Here I am, burning the lining out of my stomach, drinking my second mocha of the day, in beautiful Buffalo, NY. I had made happy plans to visit my favorite Buffalo coffee shop, Sweetness 7, on the west side, after dropping Ian off at work, and then indulging in facebook and blogs while drinking coffee unsullied by a Mr. Coffee instamatic, but alas, there was a problem with the internet there and the barrista who made my mocha had been so contemptuous, I didn't want to ask him what was wrong with their internet, especially when other people in the cafe were managing to use their laptops without problem. It is clear that the mysterious malfunction of the internet is a sign that I am not cool enough for the west side coffee culture. But then some tourists from Nebraska walked in so I was no longer the most uncool person in the cafe. How do I know they were from Nebraska? I don't really, but one of them was wearing an "Omaha" tee shirt. They were unquestionably tourists. One thing you don't see much of in Buffalo is tourists of any description, and especially not tourists from Nebraska, and certainly not on Grant St. I hope they have a nice time in Buffalo and I applaud them for getting off the beaten path.

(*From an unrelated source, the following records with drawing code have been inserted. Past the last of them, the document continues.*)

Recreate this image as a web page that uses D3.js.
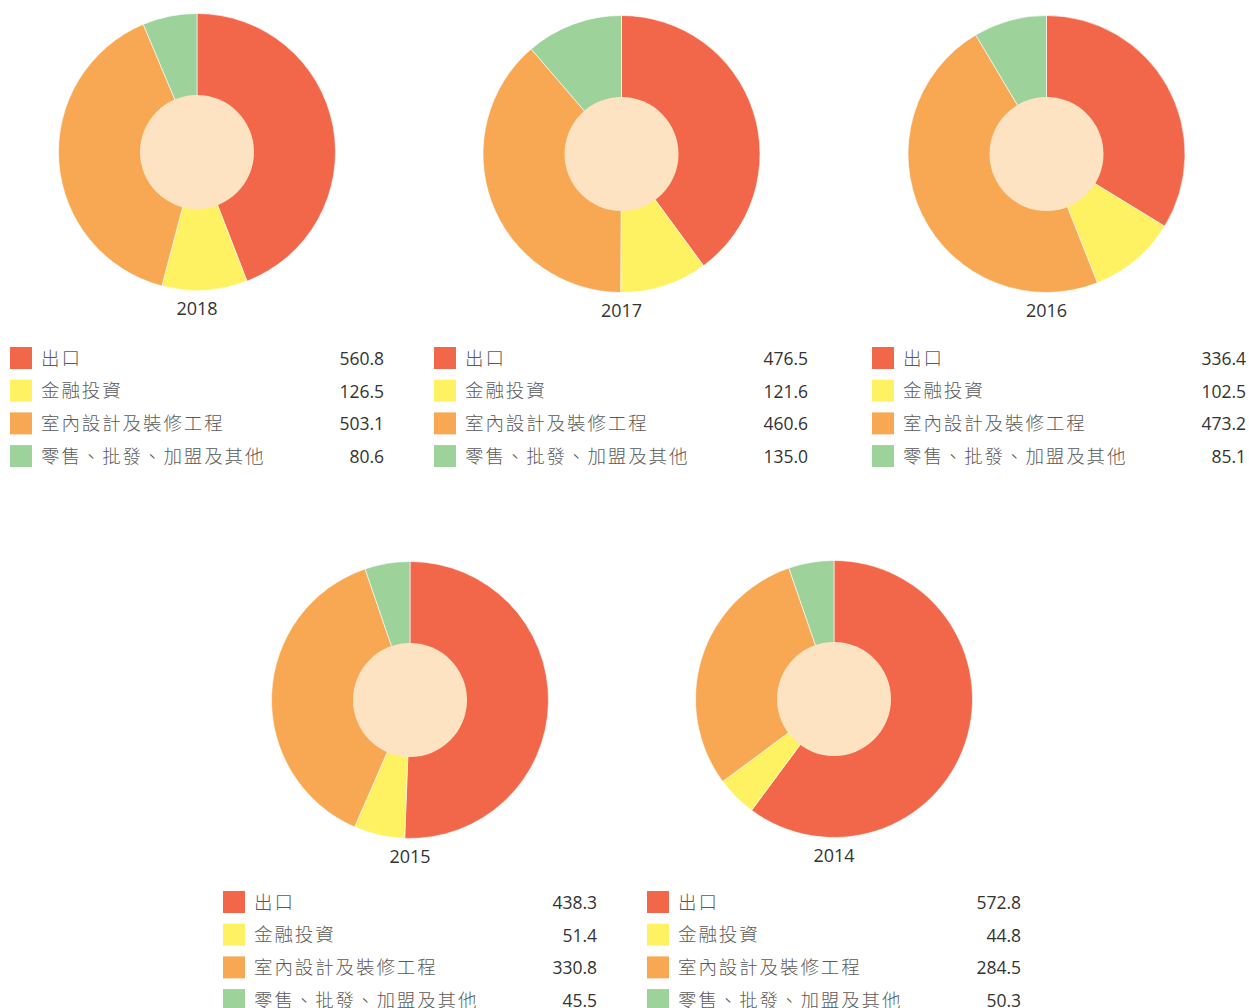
<!DOCTYPE html>
<html><head><meta charset="utf-8">
<script src="https://cdn.jsdelivr.net/npm/d3@7"></script>
<style>body{margin:0;background:#fff}svg{display:block}</style>
</head><body>
<svg id="c" width="1249" height="1008"></svg>
<script>
const categories = ["出口", "金融投資", "室內設計及裝修工程", "零售、批發、加盟及其他"];
const years = ["2018", "2017", "2016", "2015", "2014"];
const values2018 = [560.8, 126.5, 503.1, 80.6];
const values2017 = [476.5, 121.6, 460.6, 135.0];
const values2016 = [336.4, 102.5, 473.2, 85.1];
const values2015 = [438.3, 51.4, 330.8, 45.5];
const values2014 = [572.8, 44.8, 284.5, 50.3];
const seriesValues = [values2018, values2017, values2016, values2015, values2014];
const colors = ["#F26749", "#FFF262", "#F8A853", "#9DD29B"];

// layout per panel
const panels = [
  {cx:197, cy:152, ly:308, lx:10, lr:384, ry:358},
  {cx:621.5, cy:154, ly:310, lx:434, lr:808, ry:358},
  {cx:1046.5, cy:154, ly:310, lx:872, lr:1246, ry:358},
  {cx:410, cy:700, ly:856, lx:223, lr:597, ry:902},
  {cx:834, cy:699, ly:855, lx:647, lr:1021, ry:902}
];

const svg = d3.select("#c");
const pie = d3.pie().sort(null).value(d => d);
const arc = d3.arc().innerRadius(56).outerRadius(138.5);
const font = "'Open Sans', 'Noto Sans', sans-serif";
const cjk = "'Noto Sans CJK TC', 'Noto Sans CJK SC', sans-serif";

years.forEach((yr, i) => {
  const p = panels[i];
  const vals = seriesValues[i];
  const g = svg.append("g").attr("transform", `translate(${p.cx},${p.cy})`);
  g.selectAll("path").data(pie(vals)).join("path")
    .attr("d", arc)
    .attr("fill", (d, j) => colors[j])
    .attr("stroke", "#fff").attr("stroke-width", 0.6);
  g.append("circle").attr("r", 57).attr("fill", "#FDE3C1");
  svg.append("text").attr("x", p.cx).attr("y", p.ly)
    .attr("text-anchor", "middle").attr("dominant-baseline", "central")
    .attr("font-family", font).attr("font-size", 18).attr("fill", "#333").text(yr);
  const rowStep = 32.7;
  categories.forEach((c, j) => {
    const y = p.ry + j * rowStep;
    svg.append("rect").attr("x", p.lx).attr("y", y - 11).attr("width", 22).attr("height", 22).attr("fill", colors[j]);
    svg.append("text").attr("x", p.lx + 31).attr("y", y - 1.5)
      .attr("dominant-baseline", "central")
      .attr("font-family", cjk).attr("font-size", 18.5).attr("font-weight", 300)
      .attr("letter-spacing", 1.9).attr("fill", "#5a5a5a").text(c);
    svg.append("text").attr("x", p.lr).attr("y", y)
      .attr("text-anchor", "end").attr("dominant-baseline", "central")
      .attr("font-family", font).attr("font-size", 17.5).attr("fill", "#333")
      .text(d3.format(".1f")(vals[j]));
  });
});
</script>
</body></html>
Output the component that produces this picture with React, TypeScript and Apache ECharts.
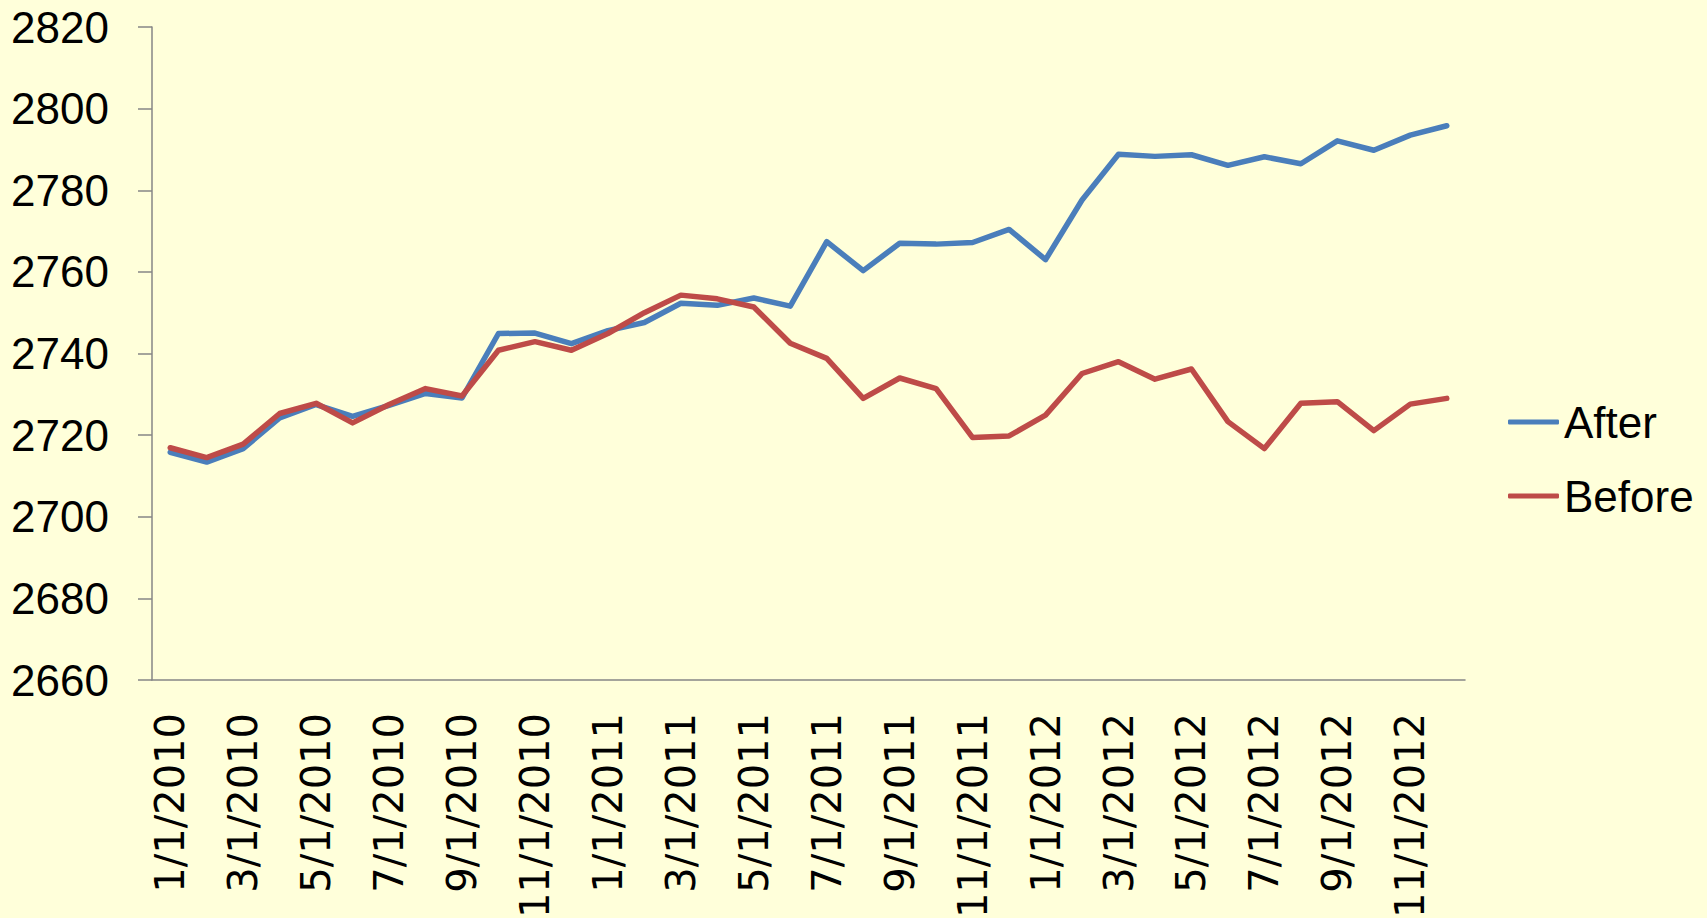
import React, { useEffect, useRef } from "react";
import * as echarts from "echarts";

const categories = [
  "1/1/2010", "2/1/2010", "3/1/2010", "4/1/2010", "5/1/2010", "6/1/2010",
  "7/1/2010", "8/1/2010", "9/1/2010", "10/1/2010", "11/1/2010", "12/1/2010",
  "1/1/2011", "2/1/2011", "3/1/2011", "4/1/2011", "5/1/2011", "6/1/2011",
  "7/1/2011", "8/1/2011", "9/1/2011", "10/1/2011", "11/1/2011", "12/1/2011",
  "1/1/2012", "2/1/2012", "3/1/2012", "4/1/2012", "5/1/2012", "6/1/2012",
  "7/1/2012", "8/1/2012", "9/1/2012", "10/1/2012", "11/1/2012", "12/1/2012",
];

const afterValues = [
  2715.8, 2713.4, 2716.7, 2724.2, 2727.5, 2724.6, 2727.3, 2730.2, 2729.1,
  2744.9, 2745.0, 2742.4, 2745.6, 2747.6, 2752.3, 2751.8, 2753.6, 2751.6,
  2767.4, 2760.3, 2767.0, 2766.8, 2767.2, 2770.4, 2763.0, 2777.6, 2788.8,
  2788.3, 2788.7, 2786.1, 2788.2, 2786.5, 2792.1, 2789.8, 2793.5, 2795.8,
];

const beforeValues = [
  2716.9, 2714.5, 2717.8, 2725.3, 2727.8, 2723.0, 2727.5, 2731.4, 2729.6,
  2740.8, 2742.9, 2740.8, 2744.9, 2750.0, 2754.3, 2753.4, 2751.4, 2742.5,
  2738.8, 2729.0, 2734.0, 2731.4, 2719.4, 2719.8, 2724.9, 2735.1, 2738.0,
  2733.7, 2736.2, 2723.3, 2716.7, 2727.8, 2728.2, 2721.1, 2727.6, 2729.0,
];

const seriesNames = ["After", "Before"];
const seriesColors = ["#4A7EBB", "#BE4B48"];

const Y_MIN = 2660;
const Y_MAX = 2820;
const Y_STEP = 20;

export default function App() {
  const ref = useRef<HTMLDivElement>(null);

  useEffect(() => {
    if (!ref.current) return;
    const chart = echarts.init(ref.current, null, { renderer: "svg" });
    const axisGray = "#868686";
    chart.setOption({
      animation: false,
      backgroundColor: "#FFFFDA",
      grid: {
        left: 152,
        right: 242,
        top: 27,
        bottom: 238,
        containLabel: false,
        outerBoundsMode: "none",
      },
      legend: {
        orient: "vertical",
        left: 1508,
        top: 400,
        padding: 0,
        icon: "roundRect",
        itemWidth: 51,
        itemHeight: 5,
        itemGap: 30,
        data: seriesNames,
        textStyle: {
          fontFamily: "Liberation Sans",
          fontSize: 44,
          color: "#000",
          lineHeight: 44,
        },
      },
      xAxis: {
        type: "category",
        data: categories,
        boundaryGap: true,
        axisLine: { lineStyle: { color: axisGray, width: 1.5 } },
        axisTick: { interval: 1, length: 14, lineStyle: { color: axisGray, width: 1.5 } },
        axisLabel: {
          interval: 1,
          rotate: 90,
          margin: 33,
          fontFamily: "DejaVu Sans",
          fontSize: 40,
          color: "#000",
        },
        splitLine: { show: false },
      },
      yAxis: {
        type: "value",
        min: Y_MIN,
        max: Y_MAX,
        interval: Y_STEP,
        axisLine: { show: true, lineStyle: { color: axisGray, width: 1.5 } },
        axisTick: { show: true, length: 14, lineStyle: { color: axisGray, width: 1.5 } },
        axisLabel: {
          margin: 43,
          fontFamily: "Liberation Sans",
          fontSize: 44,
          color: "#000",
          formatter: (v: number) => String(v),
        },
        splitLine: { show: false },
      },
      series: [
        {
          name: seriesNames[0],
          type: "line",
          data: afterValues,
          symbol: "none",
          color: seriesColors[0],
          lineStyle: { width: 5.5, color: seriesColors[0], cap: "round", join: "round" },
        },
        {
          name: seriesNames[1],
          type: "line",
          data: beforeValues,
          symbol: "none",
          color: seriesColors[1],
          lineStyle: { width: 5.5, color: seriesColors[1], cap: "round", join: "round" },
        },
      ],
    });
    return () => chart.dispose();
  }, []);

  return (
    <div
      ref={ref}
      style={{ position: "fixed", left: 0, top: 0, width: 1707, height: 918 }}
    />
  );
}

But all that did not solve my internet problem, so I finished my mocha and drove to a different coffee shop--one that is not rejecting me and my laptop--ordered a second mocha, and here I am writing. We're spending much of our time getting Ian sorted out. He left the summer dorms and is living in an enormous flat two blocks from campus. The other roommates haven't moved in yet and the place is a typical boy's student apartment, i.e. appalling, although Ian is quite pleased with it. The living room is nice, with a bay window and view of a beautiful old church, but the kitchen and bathroom are grubby--to use the kindest adjective--and I had to use all my self control not to drop to my knees and start scrubbing the kitchen floor.
Meanwhile, he has a full-time job doing maintenence at a truly grim housing project-the "Shoreview" apartments-- on the lower west side. He usually commutes by subway, but today I drove him since he spent the night with us at my mother-in-law's, where I did all his laundry--I was half-crazed to sort out all his dirty clothes. He insists he's getting enough to eat, but he is as thin as a rail. He asked me not to buy him anything, but yesterday I couldn't resist going to Wegman's and buying him sensible, practical things like toilet paper and lightbulbs and toothpaste and tuna fish. Then after work I helped him move the last of his stuff from his dorm to his apartment, and was confronted with all the toilet paper, lightbulbs, and toothpaste I'd bought him the last time I was here. I am accustomed to a household of six people, and am unused to the small quantities a single person uses. Still, it really, really sucks to run out of toilet paper.
It's funny how much our lives have changed in the last year, when we were still taking family vacations as a group of six. Now Ian has his own life and Brigid is half moved out. We will have only two children at home after August, which seems like an incredibly small family.